The picture of Israel enslaved in Egypt can also be a picture of a nation that is "trapped by its own agenda" being concerned more with its achievements and international recognition, rather than focusing on the kingdom of God, and implementing His righteousness. Like Israel in Egypt, these nations are enslaved and can only be delivered by the God of Israel. Passover night is significant because on this night everyone can observe God's plan of redemption.

This night is important for all peoples. Israel has shown what God can do for a people enslaved. To neglect such a night would be to miss out on enjoying the goodness and experiencing the mercies of the Lord, the God of Israel.

Those who watch the Lord this night will see His Power and His Majesty.

On that night in Egypt, the Passover lamb was slain. In an unusual twist, the lives of the firstborn of Israel were saved under the blood of this lamb, and it was also because of the blood of the lamb, that resulted in Israel being set free. Since the Egyptians did not apply the blood to their homes, the Angel of death struck and the firstborn died. Finally, Pharaoh let Israel go; they were free.
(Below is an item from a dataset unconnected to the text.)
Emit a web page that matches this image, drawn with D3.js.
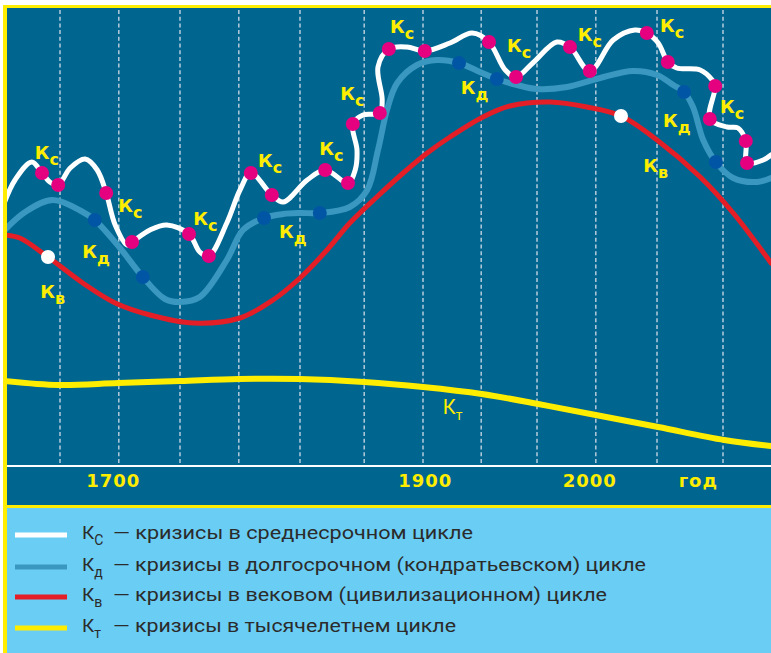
<!DOCTYPE html>
<html><head><meta charset="utf-8">
<script src="https://cdn.jsdelivr.net/npm/d3@7/dist/d3.min.js"></script>
<style>html,body{margin:0;padding:0;background:#fff}svg{display:block}</style>
</head><body>
<script>
// ---- DATA (schematic time units u, level units v) ----
const gridU = [1, 1.98, 3, 3.98, 5, 6.07, 7.05, 8.02, 8.95, 9.93, 10.95, 12.05];
const tickU = [1.88, 7.08, 9.82, 11.63];
const tickLabels = ["1700", "1900", "2000", "год"];

// Кс – medium-term cycle (white)
const kcCurve = [[0.07,26.2],[0.25,28.5],[0.53,30.3],[0.70,29.2],[0.83,28.3],[0.97,28.0],[1.17,29.7],[1.42,30.6],[1.62,29.5],[1.77,27.2],[1.92,24.0],[2.12,22.0],[2.20,22.3],[2.50,23.5],[2.78,24.0],[3.15,23.1],[3.33,21.3],[3.48,20.9],[3.78,24.2],[4.0,27.5],[4.18,29.2],[4.53,27.0],[4.72,26.3],[5.12,28.5],[5.42,29.5],[5.80,28.2],[5.92,29.5],[5.95,31.5],[5.88,34.1],[6.05,35.0],[6.33,35.2],[6.37,36.5],[6.30,39.8],[6.48,41.6],[6.78,41.8],[7.08,41.4],[7.50,42.2],[7.87,43.2],[8.15,42.3],[8.42,39.5],[8.60,38.8],[8.88,40.2],[9.28,42.3],[9.50,41.8],[9.83,39.4],[10.22,42.5],[10.58,43.5],[10.78,43.2],[10.97,42.2],[11.13,40.3],[11.28,39.7],[11.67,39.5],[11.87,38.5],[11.92,37.9],[11.83,34.6],[12.12,33.8],[12.30,33.7],[12.43,32.4],[12.45,30.2],[12.72,30.5],[12.85,31.0]];
const kcCrises = [[0.70,29.2],[0.97,28.0],[1.77,27.2],[2.20,22.3],[3.15,23.1],[3.48,20.9],[4.18,29.2],[4.53,27.0],[5.42,29.5],[5.80,28.2],[5.88,34.1],[6.33,35.2],[6.48,41.6],[7.08,41.4],[8.15,42.3],[8.60,38.8],[9.50,41.8],[9.83,39.4],[10.78,43.2],[11.13,40.3],[11.92,37.9],[11.83,34.6],[12.43,32.4],[12.45,30.2]];

// Кд – Kondratiev cycle (blue)
const kdCurve = [[0.08,23.5],[0.42,25.3],[0.88,26.5],[1.38,25.3],[1.58,24.5],[2.0,21.7],[2.38,18.8],[2.75,16.6],[3.0,16.3],[3.33,16.8],[3.78,20.5],[4.05,23.5],[4.4,24.7],[4.72,25.1],[5.0,25.2],[5.33,25.2],[5.83,25.8],[6.12,27.5],[6.3,31.5],[6.45,35.5],[6.62,38.2],[6.95,40.0],[7.28,40.5],[7.65,40.2],[8.0,39.3],[8.28,38.6],[8.62,38.0],[8.95,37.6],[9.45,37.8],[10.0,38.7],[10.55,39.4],[10.95,39.0],[11.22,38.0],[11.4,37.3],[11.55,35.8],[11.72,32.5],[11.93,30.3],[12.22,28.7],[12.62,28.3],[12.85,28.7]];
const kdCrises = [[1.58,24.5],[2.38,18.8],[4.4,24.7],[5.33,25.2],[7.65,40.2],[8.28,38.6],[11.4,37.3],[11.93,30.3]];

// Кв – secular cycle (red)
const kvCurve = [[0.08,23.0],[0.33,22.7],[0.8,20.8],[1.38,18.2],[1.92,16.2],[2.5,15.0],[3.22,14.2],[4.0,14.7],[4.55,16.5],[5.0,18.7],[5.45,21.5],[5.83,24.2],[6.28,26.8],[6.72,29.2],[7.12,31.2],[7.5,32.8],[8.05,34.8],[8.5,35.9],[9.17,36.3],[9.78,35.8],[10.35,34.9],[10.95,32.5],[11.67,28.8],[12.22,25.2],[12.85,20.2]];
const kvCrises = [[0.8,20.8],[10.35,34.9]];

// Кт – millennial cycle (yellow)
const ktCurve = [[0.08,8.4],[0.98,8.0],[1.97,8.2],[3.0,8.4],[3.98,8.6],[5.0,8.6],[6.07,8.3],[7.05,7.8],[8.03,7.1],[8.97,6.1],[9.93,5.0],[10.97,3.8],[12.07,2.5],[12.85,1.9]];

// Curve labels: [u, v]
const kcLabels = [[0.58,30.6],[1.97,25.3],[3.22,24.0],[4.3,29.8],[5.32,31.0],[5.67,36.5],[6.5,43.2],[8.45,41.3],[9.63,42.4],[11.0,43.3],[12.0,35.2]];
const kdLabels = [[1.37,20.7],[4.65,22.7],[7.68,37.1],[11.05,33.8]];
const kvLabels = [[0.67,16.7],[10.72,29.3]];
const ktLabels = [[7.38,5.1]];

const legendSubs = ["С", "д", "в", "т"];
const legendTexts = ["— кризисы в среднесрочном цикле", "— кризисы в долгосрочном (кондратьевском) цикле", "— кризисы в вековом (цивилизационном) цикле", "— кризисы в тысячелетнем цикле"];
const legendColors = ["#ffffff", "#3a97bf", "#e41e26", "#ffed00"];

// ---- DRAW ----
const W = 771, H = 653;
const C = {bg:"#006690", white:"#ffffff", blue:"#3a97bf", red:"#e41e26", yellow:"#ffed00", pink:"#e4007f", dblue:"#0056a4", legend:"#6acdf4"};
const svg = d3.select("body").append("svg").attr("width", W).attr("height", H);

svg.append("rect").attr("width", W).attr("height", H).attr("fill", "#fff");
svg.append("rect").attr("x", 3).attr("y", 5).attr("width", W - 3).attr("height", H - 5).attr("fill", C.yellow);
svg.append("rect").attr("x", 7).attr("y", 8).attr("width", W - 7).attr("height", 457).attr("fill", C.bg);
svg.append("rect").attr("x", 7).attr("y", 465).attr("width", W - 7).attr("height", 2).attr("fill", "#fff");
svg.append("rect").attr("x", 7).attr("y", 467).attr("width", W - 7).attr("height", 38).attr("fill", C.bg);
svg.append("rect").attr("x", 7).attr("y", 508).attr("width", W - 7).attr("height", H - 508).attr("fill", C.legend);

const x = d3.scaleLinear().domain([0, 12.85]).range([0, 771]);
const y = d3.scaleLinear().domain([0, 46]).range([465, 5]);

svg.append("clipPath").attr("id", "plotclip").append("rect")
  .attr("x", 7).attr("y", 8).attr("width", W - 7).attr("height", 457);
const plot = svg.append("g").attr("clip-path", "url(#plotclip)");

plot.selectAll("line.grid").data(gridU).join("line").attr("class", "grid")
  .attr("x1", d => x(d)).attr("x2", d => x(d)).attr("y1", 10).attr("y2", 465)
  .attr("stroke", "#b4cbdb").attr("stroke-width", 1.5).attr("stroke-dasharray", "4,2.7");

const line = d3.line().x(d => x(d[0])).y(d => y(d[1])).curve(d3.curveCatmullRom.alpha(0.5));

function drawCurve(data, color, w) {
  plot.append("path").datum(data).attr("d", line).attr("fill", "none")
    .attr("stroke", color).attr("stroke-width", w).attr("stroke-linecap", "round").attr("stroke-linejoin", "round");
}
function drawDots(data, color, r) {
  plot.append("g").selectAll("circle").data(data).join("circle")
    .attr("cx", d => x(d[0])).attr("cy", d => y(d[1])).attr("r", r).attr("fill", color);
}
drawCurve(ktCurve, C.yellow, 6);
drawCurve(kvCurve, C.red, 5);
drawCurve(kdCurve, C.blue, 6);
drawCurve(kcCurve, C.white, 5);
drawDots(kvCrises, C.white, 7);
drawDots(kdCrises, C.dblue, 7);
drawDots(kcCrises, C.pink, 7);

function drawLabels(data, sub, bold) {
  const t = plot.append("g").selectAll("text").data(data).join("text")
    .attr("x", d => x(d[0])).attr("y", d => y(d[1]))
    .attr("fill", C.yellow)
    .attr("font-family", bold ? "DejaVu Sans" : "Roboto")
    .attr("font-weight", bold ? "bold" : "normal");
  t.append("tspan").attr("font-size", bold ? 18 : 20).text("К");
  t.append("tspan").attr("font-size", bold ? 16 : 14).attr("dy", 6).text(sub);
}
drawLabels(kcLabels, "с", true);
drawLabels(kdLabels, "д", true);
drawLabels(kvLabels, "в", true);
drawLabels(ktLabels, "т", false);

// axis
const axis = d3.axisBottom(x).tickValues(tickU).tickFormat((d, i) => tickLabels[i]).tickSize(0);
const ag = svg.append("g").attr("transform", "translate(0,487)").call(axis);
ag.select(".domain").remove();
ag.selectAll("text").attr("y", 0).attr("dy", 0).attr("fill", C.yellow)
  .attr("font-family", "DejaVu Sans").attr("font-weight", "bold").attr("font-size", 18)
  .attr("letter-spacing", 1);

// legend
const rowsY = [535, 567, 597, 628];
const rowEnds = [473, 646, 607, 456];
const lg = svg.append("g");
lg.selectAll("line").data(legendColors).join("line")
  .attr("x1", 15).attr("x2", 67).attr("y1", (d, i) => rowsY[i]).attr("y2", (d, i) => rowsY[i])
  .attr("stroke", d => d).attr("stroke-width", 5);
const lt = lg.selectAll("g.row").data(legendTexts).join("g").attr("class", "row");
lt.append("text").attr("x", 82).attr("y", (d, i) => rowsY[i] + 4)
  .attr("font-family", "Roboto").attr("fill", "#2b2b2b")
  .call(t => {
    t.append("tspan").attr("font-size", 19).text("К");
    t.append("tspan").attr("font-size", 14).attr("dy", 6).text((d, i) => legendSubs[i]);
  });
lt.append("text").attr("x", 113).attr("y", (d, i) => rowsY[i] + 4)
  .attr("font-family", "Roboto").attr("font-size", 19).attr("fill", "#2b2b2b")
  .attr("textLength", (d, i) => rowEnds[i] - 113).attr("lengthAdjust", "spacingAndGlyphs")
  .text(d => d);
</script>
</body></html>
The Messiah is Israel's Ultimate Hope and Deliverer. For this reason, the Passover lamb slain in Egypt is a prophetic portrayal of Him. Ultimately, as the Passover Lamb of God, the Messiah will save Israel and will deliver them to be what God has destined them to be: " ... a kingdom of priests and a holy nation." (Exodus 19:5)

The Jewish prophet, Isaiah, also foretold the Messiah's sacrifice as "... a lamb to the slaughter ..." (Isaiah 53:7) and again emphasizing the need for the Messiah's atoning death, "Yet it pleased the LORD to bruise Him; He has put Him to grief. When you make His soul an offering for sin ..." (Isaiah 53:10)

Indeed, another Jewish prophet, in the spirit of Elijah, proclaimed of Yeshua of Nazareth, "Behold, the Lamb of God who takes away the sin of the world." (John 1:29) He is the Hope of Israel, and Saviour of the world.

Amazingly, it was at the Feast of Passover that Yeshua the Messiah was sacrificed. Surely, "... that night of the LORD, a solemn observance for all the children of Israel throughout their generations ..." is an important night for all, for both Jew and Gentile, for every generation.

On that momentous occasion, Messiah Yeshua declared to His disciples, as they reclined at the Passover meal. "With fervent desire I have desired to eat this Passover with you before I suffer; for I say to you, I will no longer eat of it until it is fulfilled in the kingdom of God." (Luke 22:15-16)

The good news is that Yeshua the Messiah has come, and has paid the Ultimate Price for redemption. We are no longer bound to the kingdoms and ways of this world, because He has provided atonement for our sin and rebellion against God, so that all who place their faith in Him may be free to serve God and to walk in His ways. Surely, this is the night to watch and observe!

Passover is 14th Nissan, and is this year 8th April 2009, according to the Gregorian calendar.